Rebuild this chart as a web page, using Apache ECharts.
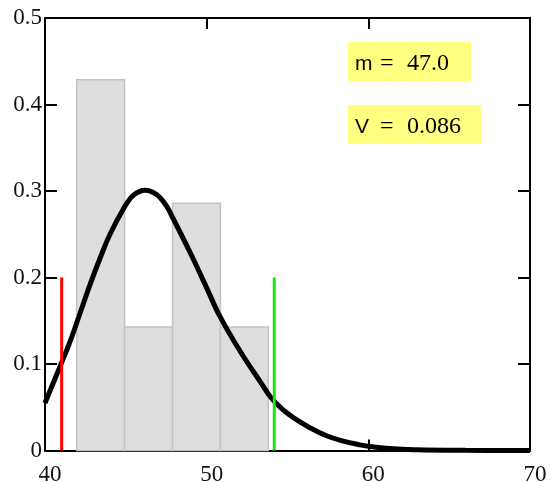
<!DOCTYPE html>
<html>
<head>
<meta charset="utf-8">
<script src="https://cdn.jsdelivr.net/npm/echarts@6/dist/echarts.min.js"></script>
<style>
  html, body { margin: 0; padding: 0; background: #fff; }
  #chart { width: 551px; height: 482px; }
</style>
</head>
<body>
<div id="chart"></div>
<script>
// Histogram of relative frequencies (bin edges and heights)
const binEdges = [41.96, 44.92, 47.89, 50.85, 53.81];
const relFreq = [0.4286, 0.1429, 0.2857, 0.1429];

// Fitted density curve, sampled along x
const curveX = [40.0, 40.97, 41.59, 42.21, 42.83, 43.44, 44.02, 44.84, 45.46, 46.2, 46.9, 47.5, 47.93, 49.0, 50.0, 50.82, 52.06, 53.3, 54.12, 55.36, 57.42, 59.48, 61.54, 63.0, 66.0, 70.0];
const curveY = [0.055, 0.099, 0.128, 0.161, 0.194, 0.224, 0.250, 0.279, 0.295, 0.301, 0.296, 0.283, 0.268, 0.228, 0.188, 0.155, 0.115, 0.080, 0.058, 0.038, 0.017, 0.0065, 0.002, 0.0008, 0.0002, 0.0];

// Vertical bound markers
const lowerBound = 41.03;
const upperBound = 54.18;
const boundHeight = 0.2;

// Axis ticks
const xTicks = [40, 50, 60, 70];
const yTicks = [0, 0.1, 0.2, 0.3, 0.4, 0.5];

// Summary statistics
const meanValue = '47.0';
const variationValue = '0.086';

const serif = '"Liberation Serif", "Times New Roman", serif';
const sans = '"Liberation Sans", Arial, sans-serif';

const bins = relFreq.map((h, i) => [binEdges[i], binEdges[i + 1], h]);
const curve = curveX.map((x, i) => [x, curveY[i]]);

const frameLine = { show: true, onZero: false, lineStyle: { color: '#000', width: 2 } };
const innerTick = { show: true, inside: true, length: 11, lineStyle: { color: '#000', width: 2 } };

// A "name = value" annotation on a yellow box: sans-serif symbol, serif value
function statBox(top, width, symbol, value) {
  return {
    type: 'group', left: 348, top: top,
    children: [
      { type: 'rect', shape: { x: 0, y: 0, width: width, height: 39 }, style: { fill: '#ffff80' } },
      { type: 'text', x: 7, y: 22,
        style: { text: symbol, font: '21px ' + sans, fill: '#000', verticalAlign: 'middle' } },
      { type: 'text', x: 32, y: 22,
        style: { text: '=', font: '24px ' + serif, fill: '#000', verticalAlign: 'middle' } },
      { type: 'text', x: 59, y: 22,
        style: { text: value, font: '24px ' + serif, fill: '#000', verticalAlign: 'middle' } }
    ]
  };
}

const chart = echarts.init(document.getElementById('chart'), null, { renderer: 'canvas' });

chart.setOption({
  backgroundColor: '#fff',
  animation: false,
  grid: { left: 45, right: 21, top: 18, bottom: 31.5, containLabel: false, outerBoundsMode: 'none' },
  xAxis: [
    {
      type: 'value', position: 'bottom',
      min: xTicks[0], max: xTicks[xTicks.length - 1], interval: 10,
      axisLine: frameLine, axisTick: innerTick, splitLine: { show: false },
      axisLabel: { color: '#111', fontFamily: serif, fontSize: 23, margin: 13,
                   padding: [0, 0, 0, 10], formatter: v => String(v) }
    },
    {
      type: 'value', position: 'top',
      min: xTicks[0], max: xTicks[xTicks.length - 1], interval: 10,
      axisLine: frameLine, axisTick: innerTick, splitLine: { show: false },
      axisLabel: { show: false }
    }
  ],
  yAxis: [
    {
      type: 'value', position: 'left',
      min: yTicks[0], max: yTicks[yTicks.length - 1], interval: 0.1,
      axisLine: frameLine, axisTick: { ...innerTick, length: 12 }, splitLine: { show: false },
      axisLabel: { color: '#111', fontFamily: serif, fontSize: 23, margin: 3,
                   formatter: v => (v === 0 ? '0' : v.toFixed(1)) }
    },
    {
      type: 'value', position: 'right',
      min: yTicks[0], max: yTicks[yTicks.length - 1], interval: 0.1,
      axisLine: frameLine, axisTick: { ...innerTick, length: 12 }, splitLine: { show: false },
      axisLabel: { show: false }
    }
  ],
  series: [
    {
      type: 'custom',
      name: 'histogram',
      xAxisIndex: 0, yAxisIndex: 0,
      data: bins,
      encode: { x: [0, 1], y: 2 },
      z: 2,
      renderItem: function (params, api) {
        const p0 = api.coord([api.value(0), api.value(2)]);
        const p1 = api.coord([api.value(1), 0]);
        return {
          type: 'rect',
          shape: { x: p0[0], y: p0[1], width: p1[0] - p0[0], height: p1[1] - p0[1] },
          style: { fill: '#dedede', stroke: '#c3c3c3', lineWidth: 1.5 }
        };
      }
    },
    {
      type: 'line',
      name: 'density',
      data: curve,
      smooth: 0.4,
      showSymbol: false,
      symbol: 'none',
      z: 3,
      lineStyle: { color: '#000', width: 5 }
    },
    {
      type: 'line',
      name: 'lower',
      data: [[lowerBound, 0], [lowerBound, boundHeight]],
      symbol: 'none',
      z: 4,
      lineStyle: { color: '#ff0000', width: 3 }
    },
    {
      type: 'line',
      name: 'upper',
      data: [[upperBound, 0], [upperBound, boundHeight]],
      symbol: 'none',
      z: 4,
      lineStyle: { color: '#19e619', width: 3 }
    }
  ],
  graphic: [
    statBox(42, 123, 'm', meanValue),
    statBox(105, 133, 'V', variationValue)
  ]
});
</script>
</body>
</html>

..............................

_WHAT YOU NEED TO DO_.
Repeat the listing above exactly from its first line to the line containing "0.0008, 0.0002, 0.0];", both included, and omit the pictures.

_SOLUTION_.
Rebuild this chart as a web page, using Apache ECharts.
<!DOCTYPE html>
<html>
<head>
<meta charset="utf-8">
<script src="https://cdn.jsdelivr.net/npm/echarts@6/dist/echarts.min.js"></script>
<style>
  html, body { margin: 0; padding: 0; background: #fff; }
  #chart { width: 551px; height: 482px; }
</style>
</head>
<body>
<div id="chart"></div>
<script>
// Histogram of relative frequencies (bin edges and heights)
const binEdges = [41.96, 44.92, 47.89, 50.85, 53.81];
const relFreq = [0.4286, 0.1429, 0.2857, 0.1429];

// Fitted density curve, sampled along x
const curveX = [40.0, 40.97, 41.59, 42.21, 42.83, 43.44, 44.02, 44.84, 45.46, 46.2, 46.9, 47.5, 47.93, 49.0, 50.0, 50.82, 52.06, 53.3, 54.12, 55.36, 57.42, 59.48, 61.54, 63.0, 66.0, 70.0];
const curveY = [0.055, 0.099, 0.128, 0.161, 0.194, 0.224, 0.250, 0.279, 0.295, 0.301, 0.296, 0.283, 0.268, 0.228, 0.188, 0.155, 0.115, 0.080, 0.058, 0.038, 0.017, 0.0065, 0.002, 0.0008, 0.0002, 0.0];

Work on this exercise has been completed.